Takeaway #1: For an ESG industry in the throes of a still-resolvable trust crisis, the crypto complex – generally speaking – is an example of what could happen if certain mistruths are allowed to proliferate.

There’s an existential risk in selling ESG (risk management) as something it’s not (impact). It’s bad for impact providers, it’s bad for ESG providers, and, by extension, it’s bad for the people, companies, and countries who would, otherwise, benefit from genuine ESG or genuine impact. As we wrote then:

Today’s [crypto] market is very different from the decentralised, democratised image it projects. With just a handful of people and centralised exchanges pulling the strings and evading accountability, it’s the type of market begging for risk oversight.

And:
Crypto culture is vehemently anti-regulation and anti risk management. Unfortunately, one result is that there’s little by way of a) scrutiny to prevent the type of apocalyptic crash that hit Terra Luna this month, and b) a safety net to protect those left holding the bag.

If there are more Terra Lunas – and judging by the transparency of certain exchanges and their supposed reserves, it’s only a matter of time – [the distrust death spiral] could have multi-billion dollar ramifications.

Which brings us to Takeway #2: The crypto crash is an example of what is happening because certain mistruths are allowed to proliferate.

Affected altruism
There is such a thing as too much honesty. Still, it makes for great entertainment.

Having brought down the crypto house of cards last week, FTX CEO Sam Bankman-Fried (SBF) decided, belatedly and against all possible legal counsel, to share his reflections in the public square. In a Twitter interview with Vox, the self-described “effective altruist” (and de facto flag-flyer for both social impact and crypto regulation) aired his real feelings about ESG (“perverted beyond recognition”), regulation, and ethics and PR.

On regulation (specifically, his own, prior, pro-regulation statements): “[It’s] just PR. There’s nobody out there making sure good things happen and bad things don’t. F-k regulators. They make everything worse. They don’t protect customers at all. [Consumer protection would be good], but regulators can’t do it.”

On ethics and PR (specifically, his own, prior, pro-ethics statements): “All the dumb s-t I said. It’s not true, not really. Everyone goes around pretending perception reflects reality. It doesn’t. I had to be [good at talking about ethics]. It’s what reputations are made of. [It’s] this dumb game we woke Westerners play where we say the right [things] and so everyone likes us.”

Radical honesty might not save SBF (or the lawyers representing him), but for sustainable investors to have on record what so many business leaders think and yet would never say out loud?
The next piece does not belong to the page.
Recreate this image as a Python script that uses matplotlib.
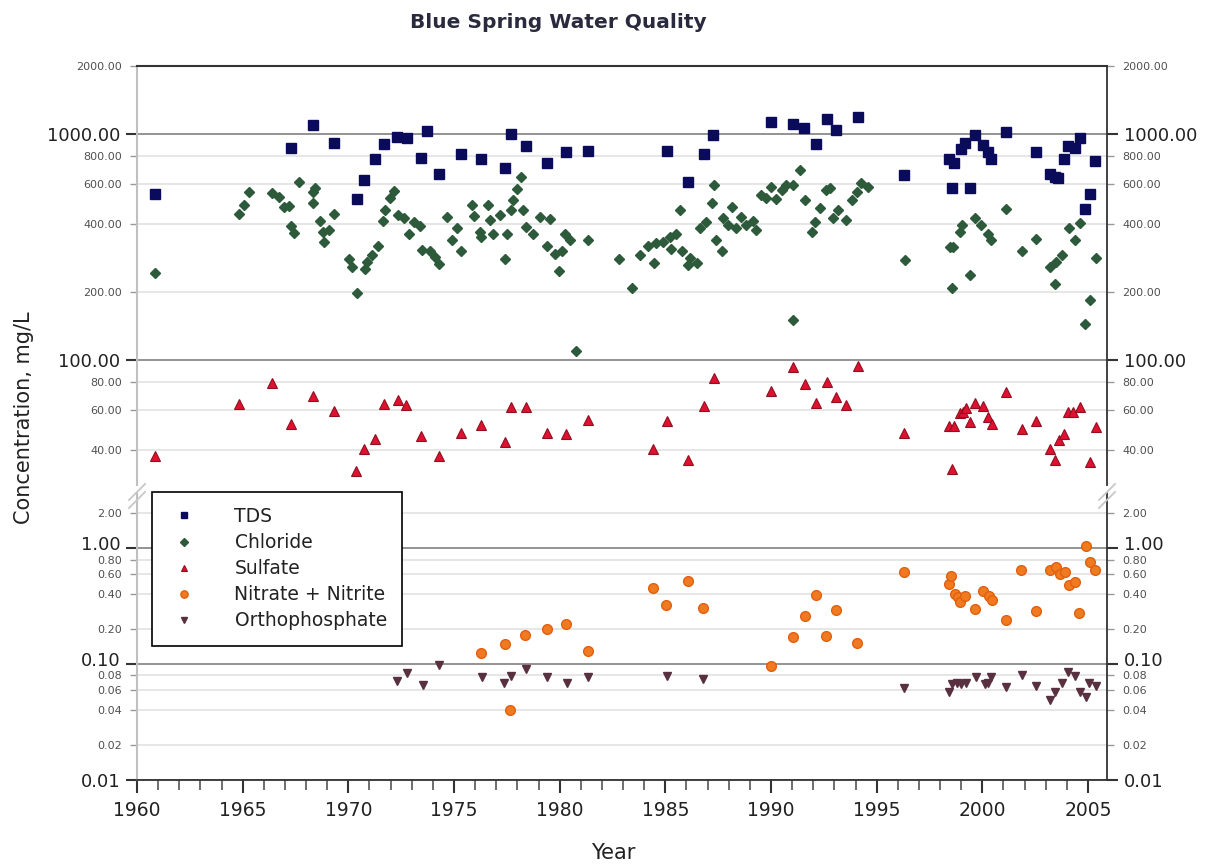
import matplotlib
matplotlib.use("Agg")
import matplotlib.pyplot as plt
import matplotlib.transforms as mtransforms
from matplotlib.ticker import FixedLocator, FuncFormatter, MultipleLocator, NullFormatter
from matplotlib.lines import Line2D

# ---- data (year, mg/L) ----
tds_year = [1960.84, 1967.28, 1968.33, 1969.30, 1970.40, 1970.75, 1971.27, 1971.67, 1972.30, 1972.77,
            1973.43, 1973.72, 1974.30, 1975.34, 1976.30, 1977.40, 1977.68, 1978.40, 1979.38, 1980.29,
            1981.32, 1985.09, 1986.08, 1986.81, 1987.26, 1989.99, 1991.05, 1991.57, 1992.12, 1992.65,
            1993.10, 1994.12, 1996.28, 1998.41, 1998.65, 1998.57, 1999.00, 1999.17, 1999.40, 1999.67,
            2000.03, 2000.27, 2000.43, 2001.14, 2002.53, 2003.22, 2003.43, 2003.58, 2003.85, 2004.05,
            2004.37, 2004.60, 2004.84, 2005.11, 2005.32]
tds_val = [541, 870, 1096, 915, 517, 624, 775, 900, 973, 963,
           786, 1034, 663, 813, 775, 705, 997, 888, 746, 835,
           841, 841, 613, 813, 990, 1133, 1107, 1060, 900, 1165,
           1041, 1185, 659, 773, 742, 575, 856, 910, 575, 990,
           894, 835, 775, 1024, 830, 663, 647, 636, 775, 885,
           870, 963, 464, 541, 762]

cl_year = [1960.84, 1964.81, 1965.08, 1965.31, 1966.39, 1966.70, 1966.94, 1967.17, 1967.28, 1967.44,
           1967.65, 1968.33, 1968.43, 1968.33, 1968.64, 1968.80, 1968.83, 1969.07, 1969.33, 1970.01,
           1970.17, 1970.41, 1970.77, 1970.88, 1971.12, 1971.39, 1971.64, 1971.75, 1971.98, 1972.17,
           1972.33, 1972.62, 1972.85, 1973.09, 1973.40, 1973.48, 1973.87, 1974.11, 1974.27, 1974.66,
           1974.90, 1975.14, 1975.34, 1975.83, 1975.94, 1976.23, 1976.30, 1976.62, 1976.70, 1976.85,
           1977.17, 1977.40, 1977.51, 1977.68, 1977.80, 1977.99, 1978.15, 1978.25, 1978.40, 1978.72,
           1979.06, 1979.38, 1979.54, 1979.77, 1979.96, 1980.09, 1980.25, 1980.49, 1980.77, 1981.35,
           1982.80, 1983.43, 1983.79, 1984.16, 1984.45, 1984.58, 1984.90, 1985.21, 1985.29, 1985.50,
           1985.69, 1985.81, 1986.08, 1986.16, 1986.50, 1986.63, 1986.92, 1987.21, 1987.29, 1987.42,
           1987.66, 1987.73, 1987.97, 1988.17, 1988.36, 1988.60, 1988.84, 1989.15, 1989.31, 1989.55,
           1989.78, 1990.02, 1990.26, 1990.50, 1990.73, 1991.04, 1991.36, 1991.60, 1991.92, 1992.07,
           1992.31, 1992.62, 1992.78, 1992.94, 1993.17, 1993.57, 1993.81, 1994.05, 1994.28, 1994.60,
           1991.04, 1996.33, 1998.46, 1998.61, 1998.57, 1998.93, 1999.06, 1999.40, 1999.64, 1999.95,
           2000.27, 2000.43, 2001.14, 2001.90, 2002.53, 2003.22, 2003.43, 2003.50, 2003.79, 2004.10,
           2004.37, 2004.60, 2005.11, 2004.88, 2005.36]
cl_val = [243, 443, 485, 555, 546, 525, 474, 480, 391, 366,
          615, 555, 575, 494, 413, 370, 334, 376, 443, 279,
          259, 197, 254, 272, 291, 320, 413, 461, 520, 561,
          438, 423, 362, 409, 391, 307, 303, 286, 266, 431,
          340, 382, 303, 485, 434, 370, 349, 485, 416, 362,
          438, 279, 362, 461, 510, 569, 643, 461, 389, 362,
          431, 320, 419, 295, 249, 303, 362, 340, 110, 340,
          279, 208, 291, 320, 268, 328, 334, 349, 310, 360,
          461, 305, 263, 282, 268, 382, 409, 494, 595, 340,
          303, 423, 396, 474, 382, 431, 396, 413, 376, 537,
          520, 585, 515, 565, 595, 595, 693, 510, 370, 409,
          469, 565, 575, 423, 461, 416, 510, 555, 605, 581,
          150, 277, 317, 317, 209, 370, 396, 238, 423, 396,
          362, 340, 464, 305, 343, 259, 218, 272, 291, 382,
          340, 402, 184, 144, 284]

so4_year = [1960.84, 1964.81, 1966.39, 1967.28, 1968.33, 1969.33, 1970.37, 1970.75, 1971.27, 1971.67,
            1972.33, 1972.74, 1973.43, 1974.30, 1975.34, 1976.30, 1977.40, 1977.68, 1978.40, 1979.38,
            1980.29, 1981.35, 1984.42, 1985.09, 1986.08, 1986.81, 1987.29, 1990.02, 1991.05, 1991.60,
            1992.12, 1992.65, 1993.10, 1993.57, 1994.12, 1996.30, 1998.41, 1998.57, 1998.65, 1998.93,
            1999.09, 1999.21, 1999.40, 1999.67, 2000.03, 2000.27, 2000.46, 2001.14, 2001.88, 2002.53,
            2003.22, 2003.45, 2003.61, 2003.85, 2004.05, 2004.29, 2004.60, 2005.11, 2005.36]
so4_val = [37.5, 64.2, 78.8, 52.3, 69.3, 59.4, 32.3, 40.6, 44.8, 64.2,
           66.9, 63.2, 46.2, 37.5, 47.8, 51.8, 43.5, 62.1, 61.7, 47.8,
           47.3, 54.2, 40.4, 53.8, 36.2, 62.5, 83.4, 72.6, 93.4, 78.0,
           64.6, 80.0, 68.4, 63.2, 94.4, 47.8, 51.0, 33.0, 51.0, 58.1,
           59.1, 61.2, 53.3, 64.6, 62.5, 56.0, 52.3, 72.2, 49.4, 53.8,
           40.4, 36.2, 44.2, 47.0, 58.8, 59.1, 62.1, 35.4, 50.7]

no3_year = [1976.30, 1977.40, 1977.64, 1978.35, 1979.38, 1980.28, 1981.35, 1984.42, 1985.05, 1986.08,
            1986.76, 1990.02, 1991.05, 1991.60, 1992.12, 1992.62, 1993.07, 1994.07, 1996.28, 1998.42,
            1998.53, 1998.69, 1998.85, 1998.93, 1999.17, 1999.67, 2000.03, 2000.31, 2000.47, 2001.14,
            2001.85, 2002.53, 2003.22, 2003.47, 2003.66, 2003.90, 2004.10, 2004.37, 2004.57, 2004.89,
            2005.08, 2005.32]
no3_val = [0.124, 0.148, 0.040, 0.180, 0.203, 0.220, 0.130, 0.458, 0.322, 0.523,
           0.306, 0.097, 0.172, 0.259, 0.394, 0.174, 0.296, 0.151, 0.625, 0.490,
           0.574, 0.401, 0.381, 0.345, 0.386, 0.302, 0.428, 0.386, 0.361, 0.240,
           0.646, 0.288, 0.655, 0.690, 0.605, 0.625, 0.480, 0.512, 0.279, 1.05,
           0.762, 0.646]

po4_year = [1972.31, 1972.76, 1973.55, 1974.30, 1976.33, 1977.37, 1977.69, 1978.40, 1979.38, 1980.33,
            1981.35, 1985.09, 1986.79, 1996.30, 1998.43, 1998.58, 1998.80, 1999.00, 1999.21, 1999.69,
            2000.11, 2000.27, 2000.43, 2001.14, 2001.90, 2002.53, 2003.22, 2003.43, 2003.79, 2004.05,
            2004.37, 2004.60, 2004.89, 2005.05, 2005.36]
po4_val = [0.0714, 0.0831, 0.066, 0.0983, 0.0775, 0.0683, 0.0786, 0.090, 0.0775, 0.0683,
           0.0775, 0.0786, 0.0740, 0.0618, 0.058, 0.0673, 0.0683, 0.0673, 0.0683, 0.0775,
           0.0673, 0.0683, 0.0775, 0.063, 0.0804, 0.065, 0.049, 0.058, 0.0683, 0.0859,
           0.0786, 0.058, 0.052, 0.0683, 0.065]

upper_major = [100, 1000]
upper_minor = [40, 60, 80, 200, 400, 600, 800, 2000]
lower_major = [0.01, 0.1, 1]
lower_minor = [0.02, 0.04, 0.06, 0.08, 0.2, 0.4, 0.6, 0.8, 2]

W, H = 1213, 867
fig = plt.figure(figsize=(W / 100, H / 100), dpi=100)
plt.rcParams['font.family'] = ['DejaVu Sans']

def fx(px):
    return px / W

def fy(py):
    return 1 - py / H

left, right = 137, 1107
ax1 = fig.add_axes([fx(left), fy(485), fx(right - left), fy(66) - fy(485)])
ax2 = fig.add_axes([fx(left), fy(780), fx(right - left), fy(493) - fy(780)], sharex=ax1)

fmt = FuncFormatter(lambda v, p: '%.2f' % v)
for ax, lim, maj, mnr in [(ax1, (28, 2000), upper_major, upper_minor),
                          (ax2, (0.01, 3), lower_major, lower_minor)]:
    ax.set_yscale('log')
    ax.set_ylim(*lim)
    ax.yaxis.set_major_locator(FixedLocator(maj))
    ax.yaxis.set_minor_locator(FixedLocator(mnr))
    ax.yaxis.set_major_formatter(fmt)
    ax.yaxis.set_minor_formatter(fmt)
    ax.tick_params(axis='y', which='major', labelsize=13, length=8, width=1.5,
                   color='#333333', left=True, right=True, labelleft=True, labelright=True,
                   labelcolor='#222222', pad=4)
    ax.tick_params(axis='y', which='minor', labelsize=8, length=5, width=1,
                   color='#999999', left=True, right=True, labelleft=True, labelright=True,
                   labelcolor='#505050', pad=6)
    ax.grid(True, which='major', axis='y', color='#8a8a8a', lw=1.3)
    ax.grid(True, which='minor', axis='y', color='#e2e2e2', lw=1.2)
    ax.set_axisbelow(True)
    ax.spines['left'].set_color('#c0c0c0')
    ax.spines['left'].set_linewidth(1.5)
    ax.spines['right'].set_color('#333333')
    ax.spines['right'].set_linewidth(1.3)

# lower panel major labels are drawn by hand, nudged up a little so the
# crowded 0.80 / 0.08 labels below them stay readable
ax2.yaxis.set_major_formatter(NullFormatter())
blend = mtransforms.blended_transform_factory(ax2.transAxes, ax2.transData)
for v in lower_major:
    dy = 0 if v == 0.01 else 4
    for xa, dx, ha in [(0, -12, 'right'), (1, 12, 'left')]:
        tr = blend + mtransforms.ScaledTranslation(dx / 72, dy / 72, fig.dpi_scale_trans)
        ax2.text(xa, v, '%.2f' % v, transform=tr, ha=ha, va='center_baseline',
                 fontsize=13, color='#222222', clip_on=False)

ax1.spines['bottom'].set_visible(False)
ax1.spines['top'].set_color('#333333')
ax1.spines['top'].set_linewidth(1.5)
ax2.spines['top'].set_visible(False)
ax2.spines['bottom'].set_color('#333333')
ax2.spines['bottom'].set_linewidth(1.3)

ax1.tick_params(axis='x', which='both', bottom=False, labelbottom=False)
ax2.set_xlim(1960, 2005.9)
ax2.xaxis.set_major_locator(MultipleLocator(5))
ax2.xaxis.set_minor_locator(MultipleLocator(1))
ax2.tick_params(axis='x', which='major', labelsize=13.5, length=9, width=1.5, color='#333333',
                labelcolor='#222222', pad=6)
ax2.tick_params(axis='x', which='minor', length=7, width=1.2, color='#555555')

ms = dict(ls='none', clip_on=False)
ax1.plot(tds_year, tds_val, marker='s', ms=6.5, color='#0b0b5c', label='TDS', **ms)
ax1.plot(cl_year, cl_val, marker='D', ms=5.5, color='#2e5a3c', label='Chloride', **ms)
ax1.plot(so4_year, so4_val, marker='^', ms=6.5, color='#e01030', mec='#901020', mew=0.8,
         label='Sulfate', **ms)
ax2.plot(no3_year, no3_val, marker='o', ms=7, color='#f07a20', mec='#e06010', label='Nitrate + Nitrite', **ms)
ax2.plot(po4_year, po4_val, marker='v', ms=6, color='#583040', label='Orthophosphate', **ms)

# break marks between the two panels
for xpx in (left, right):
    for yoff in (0, 8):
        fig.add_artist(Line2D([fx(xpx - 8), fx(xpx + 8)], [fy(500 + yoff), fy(484 + yoff)],
                              color='#c8c8c8', lw=1.3))

h1, l1 = ax1.get_legend_handles_labels()
h2, l2 = ax2.get_legend_handles_labels()
leg = fig.legend(h1 + h2, l1 + l2, loc='upper left', bbox_to_anchor=(fx(152), fy(492)),
                 borderaxespad=0, fontsize=13.5, frameon=True, fancybox=False, framealpha=1,
                 edgecolor='black', markerscale=0.75, handlelength=1.8, handletextpad=1.8,
                 labelspacing=0.38, borderpad=0.8)
leg.get_frame().set_linewidth(1.2)
for t in leg.get_texts():
    t.set_color('#222222')

fig.text(fx(558), fy(22), 'Blue Spring Water Quality', ha='center', va='center',
         fontsize=14.5, fontweight='bold', color='#2a2a3e')
fig.text(fx(613), fy(853), 'Year', ha='center', va='center', fontsize=15, color='#222222')
fig.text(fx(24), fy(418), 'Concentration, mg/L', ha='center', va='center', rotation=90,
         fontsize=15, color='#222222')

fig.savefig('out.png', dpi=100, facecolor='white')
Invaluable.

Statements about company purpose or ethics are PR. PR is an unreliable proxy for ESG-as-risk and ESG-as-impact. If there were ever a moment to re-evaluate its place in traditional sustainability ratings and analysis, this is it.

Regulation will make certain disclosures easier to digest but not necessarily to trust, particularly where metric- or data-free. Both regulators and companies are responding to growing financial interest in sustainability. The difference is that one is reactive, the other, proactive. The more material [is available on] a corporate disclosure, the greater the pressure on regulators to respond, sure – but equally, the greater the incentive for company management to pre-empt perceptions of any disclosure. Regulatory frameworks are broad and developments slow. Investor relations have the upper hand.

One misinformed rating is a funny meme. Lots of misinformed ratings – bundled and sold as a financial product, let alone bundled and sold as an index on top of which other products are bundled and sold – is an existential risk to sustainable finance.

Even as it highlights flaws in traditional measurement methods, the failure of FTX and the broader crypto ecosystem underscores why sustainability matters. In 2008, credit ratings were accused of lacking rigour, accountability and transparency. ESG ratings need not provoke a similar crisis of confidence today.